My husband travels for work a lot. Usually, when he leaves, things happen. It’s like Murphy’s Law: “anything that can go wrong will go wrong.” I told you, negative thinker, here.
The water heater suddenly dies or something amiss happens with my car. Then one of my kids gets sick with some virus, the dog runs away and the garage door won’t shut.
Problems brew problems.
These troubles, happening around me, somehow infiltrate into my brain, and now I’m the problem.
Nothing good happens to me.
Faith gets fractured when negativity becomes the front seat.
What is happening around me is not a direct correlation with me. My troubles are not me unless I let my mind start thinking and acting that way.
When those negative thoughts come, do you ever think?
- God is disappointed in me
- God doesn’t love me
- I have little faith
- A Christian shouldn’t have these thoughts
Survival strategy says negative thoughts cause us to look for what is wrong, so we can protect ourselves from danger.
Who or what is more dangerous than myself when I am thinking negatively? When I constantly look for what is wrong, I put my relationship with God in jeopardy.
Have you ever been around a pessimistic person?
Do you ever find yourself getting stuck on the pessimism channel? If our mind is constantly stuck on the bad and the wrong, our bodies are going to feel this way also.
Pessimism parks our view on the impossible.
Many times, I think I’m the only one who deals with negative thoughts. Am I?
I was surprised when I did some research about negative thoughts. Eighty percent of everyone’s thoughts contain some sort of negative content. The problem is when we believe the content of our thoughts to be true.
We can believe the worse, or we can plant our faith in the truth of God.
Job, from the Bible, comes to the forefront of the Bible as someone who experienced a heap of problems.
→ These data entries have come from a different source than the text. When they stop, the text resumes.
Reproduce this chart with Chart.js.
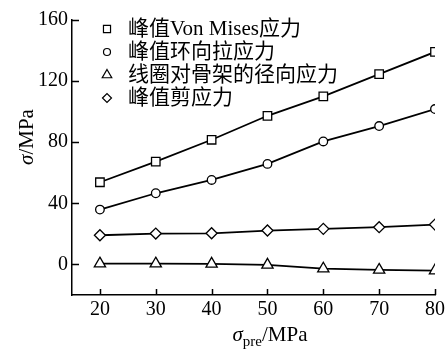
<!DOCTYPE html>
<html>
<head>
<meta charset="utf-8">
<script src="https://cdn.jsdelivr.net/npm/chart.js@4/dist/chart.umd.min.js"></script>
<style>
  html, body { margin: 0; padding: 0; background: #fff; }
  #wrap { width: 448px; height: 350px; }
</style>
</head>
<body>
<div id="wrap"><canvas id="c" width="448" height="350"></canvas></div>
<script>
// data
const preStress = [20, 30, 40, 50, 60, 70, 80];
const vonMises = [53.8, 67.3, 81.6, 97.3, 110, 124.6, 139.1];
const hoopStress = [35.9, 46.6, 55.3, 65.8, 80.5, 90.6, 101.7];
const radialStress = [0.5, 0.5, 0.4, -0.3, -2.8, -3.6, -4];
const shearStress = [19.1, 20.2, 20.4, 22.2, 23.3, 24.4, 26.1];

const seriesLabels = ['峰值Von Mises应力', '峰值环向拉应力', '线圈对骨架的径向应力', '峰值剪应力'];
const xTicks = [20, 30, 40, 50, 60, 70, 80];
const yTicks = [0, 40, 80, 120, 160];

const FONT = "'Liberation Serif', 'Noto Sans CJK SC', serif";

function series(label, values, style, radius) {
  return {
    label: label,
    data: values.map((v, i) => ({ x: preStress[i], y: v })),
    borderColor: '#000',
    borderWidth: 1.8,
    backgroundColor: '#fff',
    pointStyle: style,
    pointRadius: radius,
    pointBorderWidth: 1.3,
    pointBorderColor: '#000',
    pointBackgroundColor: '#fff',
    tension: 0
  };
}

// inward tick marks
const inwardTicks = {
  id: 'inwardTicks',
  afterDraw(chart) {
    const ctx = chart.ctx;
    const a = chart.chartArea;
    const xs = chart.scales.x, ys = chart.scales.y;
    ctx.save();
    ctx.strokeStyle = '#000';
    ctx.lineWidth = 1.5;
    ctx.beginPath();
    xTicks.forEach(v => {
      const px = Math.round(xs.getPixelForValue(v)) + 0.5;
      ctx.moveTo(px, a.bottom);
      ctx.lineTo(px, a.bottom - 6);
    });
    yTicks.forEach(v => {
      const py = Math.round(ys.getPixelForValue(v)) + 0.5;
      ctx.moveTo(a.left, py);
      ctx.lineTo(a.left + 7, py);
    });
    ctx.stroke();
    ctx.restore();
  }
};

// axis titles with italic sigma and subscript
const axisTitles = {
  id: 'axisTitles',
  afterDraw(chart) {
    const ctx = chart.ctx;
    ctx.save();
    ctx.fillStyle = '#000';
    ctx.textBaseline = 'alphabetic';
    // x title
    const it = "italic 21px " + FONT, nf = "21px " + FONT, sub = "15px " + FONT;
    ctx.font = it; const w1 = ctx.measureText('σ').width;
    ctx.font = sub; const w2 = ctx.measureText('pre').width;
    ctx.font = nf; const w3 = ctx.measureText('/MPa').width;
    let x = 270 - (w1 + w2 + w3) / 2;
    const by = 341;
    ctx.font = it; ctx.fillText('σ', x, by); x += w1;
    ctx.font = sub; ctx.fillText('pre', x, by + 5); x += w2;
    ctx.font = nf; ctx.fillText('/MPa', x, by);
    // y title
    ctx.translate(33, 137);
    ctx.rotate(-Math.PI / 2);
    ctx.font = it; const v1 = ctx.measureText('σ').width;
    ctx.font = nf; const v2 = ctx.measureText('/MPa').width;
    let yx = -(v1 + v2) / 2;
    ctx.font = it; ctx.fillText('σ', yx, 0); yx += v1;
    ctx.font = nf; ctx.fillText('/MPa', yx, 0);
    ctx.restore();
  }
};

// legend placed inside the plot, top left
const insideLegend = {
  id: 'insideLegend',
  afterDraw(chart) {
    const ctx = chart.ctx;
    const rows = [29, 52, 75, 98];
    const marks = [['rect', 5], ['circle', 3.5], ['triangle', 5.5], ['rectRot', 4.5]];
    ctx.save();
    chart.data.datasets.forEach((ds, i) => {
      ctx.strokeStyle = '#000';
      ctx.fillStyle = '#fff';
      ctx.lineWidth = 1.2;
      Chart.helpers.drawPoint(ctx, { pointStyle: marks[i][0], radius: marks[i][1], rotation: 0, borderWidth: 1.2 }, 107, rows[i]);
      ctx.fillStyle = '#000';
      ctx.font = "21px " + FONT;
      ctx.textBaseline = 'middle';
      ctx.fillText(ds.label, 128, rows[i]);
    });
    ctx.restore();
  }
};

new Chart(document.getElementById('c'), {
  type: 'line',
  data: {
    datasets: [
      series(seriesLabels[0], vonMises, 'rect', 6),
      series(seriesLabels[1], hoopStress, 'circle', 4.3),
      series(seriesLabels[2], radialStress, 'triangle', 6.5),
      series(seriesLabels[3], shearStress, 'rectRot', 5.5)
    ]
  },
  options: {
    responsive: false,
    animation: false,
    layout: { padding: { left: 0, top: 20, right: 11, bottom: 0 } },
    plugins: {
      legend: { display: false },
      tooltip: { enabled: false }
    },
    scales: {
      x: {
        type: 'linear',
        min: 15,
        max: 80,
        afterBuildTicks: s => { s.ticks = xTicks.map(v => ({ value: v })); },
        afterFit: s => { s.height = 55; },
        grid: { display: true, drawOnChartArea: false, drawTicks: false },
        border: { display: true, color: '#000', width: 1.5 },
        ticks: { color: '#000', padding: 3, font: { family: FONT, size: 20 } }
      },
      y: {
        min: -20,
        max: 160,
        afterBuildTicks: s => { s.ticks = yTicks.map(v => ({ value: v })); },
        afterFit: s => { s.width = 72; },
        grid: { display: true, drawOnChartArea: false, drawTicks: false },
        border: { display: true, color: '#000', width: 1.5 },
        ticks: { color: '#000', padding: 4, font: { family: FONT, size: 20 } }
      }
    }
  },
  plugins: [inwardTicks, axisTitles, insideLegend]
});
</script>
</body>
</html>
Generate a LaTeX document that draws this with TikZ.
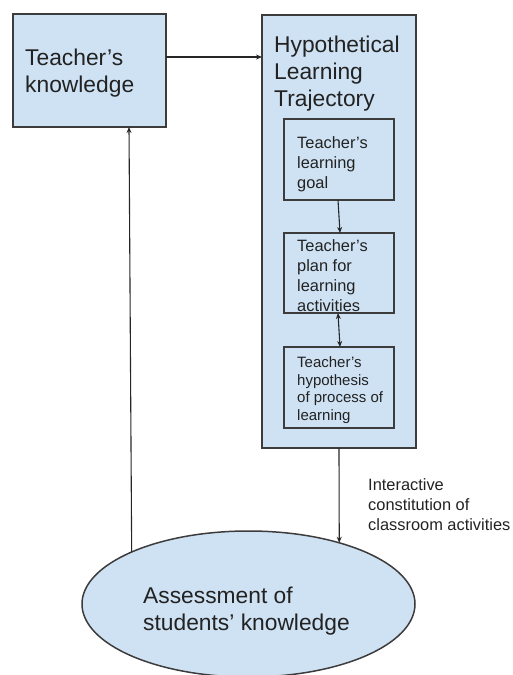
\documentclass[tikz,border=0pt]{standalone}
\usepackage{fontspec}
\setmainfont{Liberation Sans}
\usetikzlibrary{arrows.meta,shapes.geometric}
\definecolor{boxfill}{HTML}{CFE2F3}
\definecolor{boxline}{HTML}{3C3C3C}
\definecolor{ink}{HTML}{222222}
\begin{document}
\begin{tikzpicture}[x=1pt,y=-1pt,
  box/.style={draw=boxline,fill=boxfill,line width=1.3pt,inner sep=0pt,outer sep=0pt},
  bigtext/.style={anchor=base west,inner sep=0pt,align=left,text=ink,
    font=\fontsize{22.8}{27}\selectfont},
  smalltext/.style={anchor=base west,inner sep=0pt,align=left,text=ink,
    font=\fontsize{16.4}{20}\selectfont},
  tinytext/.style={anchor=base west,inner sep=0pt,align=left,text=ink,
    font=\fontsize{15}{17.5}\selectfont},
  arr/.style={draw=black!85,line width=1.1pt,-{Stealth[length=6pt,width=5pt]}},
  darr/.style={draw=black!85,line width=1.1pt,{Stealth[length=6pt,width=5pt]}-{Stealth[length=6pt,width=5pt]}}]
\useasboundingbox (0,0) rectangle (512,675);

% boxes
\node[box,minimum width=153pt,minimum height=113pt] (tk) at (89.5,70.5) {};
\node[box,minimum width=154pt,minimum height=433pt] (hlt) at (339,231.5) {};
\node[box,minimum width=110pt,minimum height=81pt] (goal) at (339,159.5) {};
\node[box,minimum width=110pt,minimum height=80pt] (plan) at (339,273) {};
\node[box,minimum width=110pt,minimum height=81pt] (hyp) at (339,387.5) {};
\node[draw=boxline,fill=boxfill,line width=1.5pt,ellipse,inner sep=0pt,outer sep=0pt,
  minimum width=333pt,minimum height=146pt] (asm) at (248.5,604) {};

% texts (positioned by the baseline of their last line)
\node[bigtext] (tkt) at (25,92) {Teacher’s\\knowledge};
\node[bigtext] (hltt) at (274,106) {Hypothetical\\Learning\\Trajectory};
\node[smalltext] (goalt) at (297,188) {Teacher’s\\learning\\goal};
\node[smalltext] (plant) at (297,311) {Teacher’s\\plan for\\learning\\activities};
\node[tinytext] (hypt) at (297,420) {Teacher’s\\hypothesis\\of process of\\learning};
\node[bigtext] (asmt) at (143,630) {Assessment of\\students’ knowledge};
\node[smalltext] (lbl) at (368,530) {Interactive\\constitution of\\classroom activities};

% connectors
\draw[arr] ([yshift=13.5pt]tk.east) -- ([yshift=13.5pt]tk.east -| hlt.west);
\draw[arr] ([xshift=-1pt]goal.south) -- ([xshift=1pt]plan.north);
\draw[darr] ([xshift=-1pt]plan.south) -- ([xshift=1pt]hyp.north);
\draw[arr] (hlt.south) -- (asm.34.5);
\draw[arr] (asm.156) -- ([xshift=39.5pt]tk.south);
\end{tikzpicture}
\end{document}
He lost his possessions, family, and health.
What did Job park his thoughts on?
- Trust God at all times. It’s easy to trust when life is good, but our faith grows when we trust in the hard of life.
- God wants us to bear our soul, and tell Him how we are feeling. He will help us see the eternal focus, and give us the wisdom how to proceed with the problem.
- God is the only security we can find on Earth. He is the Rock. The Cornerstone.
- Instead of asking “why me,” we should be asking “show me”. How will this make me better and then wait patiently in expectation for His aid?
- We have nothing to fear when we are holding Jesus’ hand. Can I get an Amen?
The story of Job ends with blessing. Job received more “stuff” in the second half of his life than in the beginning of his life.
We might not receive material blessings but instead, we receive an unbreakable, deep-rooted faith in these seasons of trouble. Our complete restoration from every problem will happen when we are in Heaven with our Savior.
When those negative thoughts come, let it spur us on, grit our teeth and dig a little deeper into our relationship with God. Water the soil, and flex those faith roots into the ground.
28 And we know that God causes everything to work together for the good of those who love God and are called according to his purpose for them (Romans 8:28, NLT).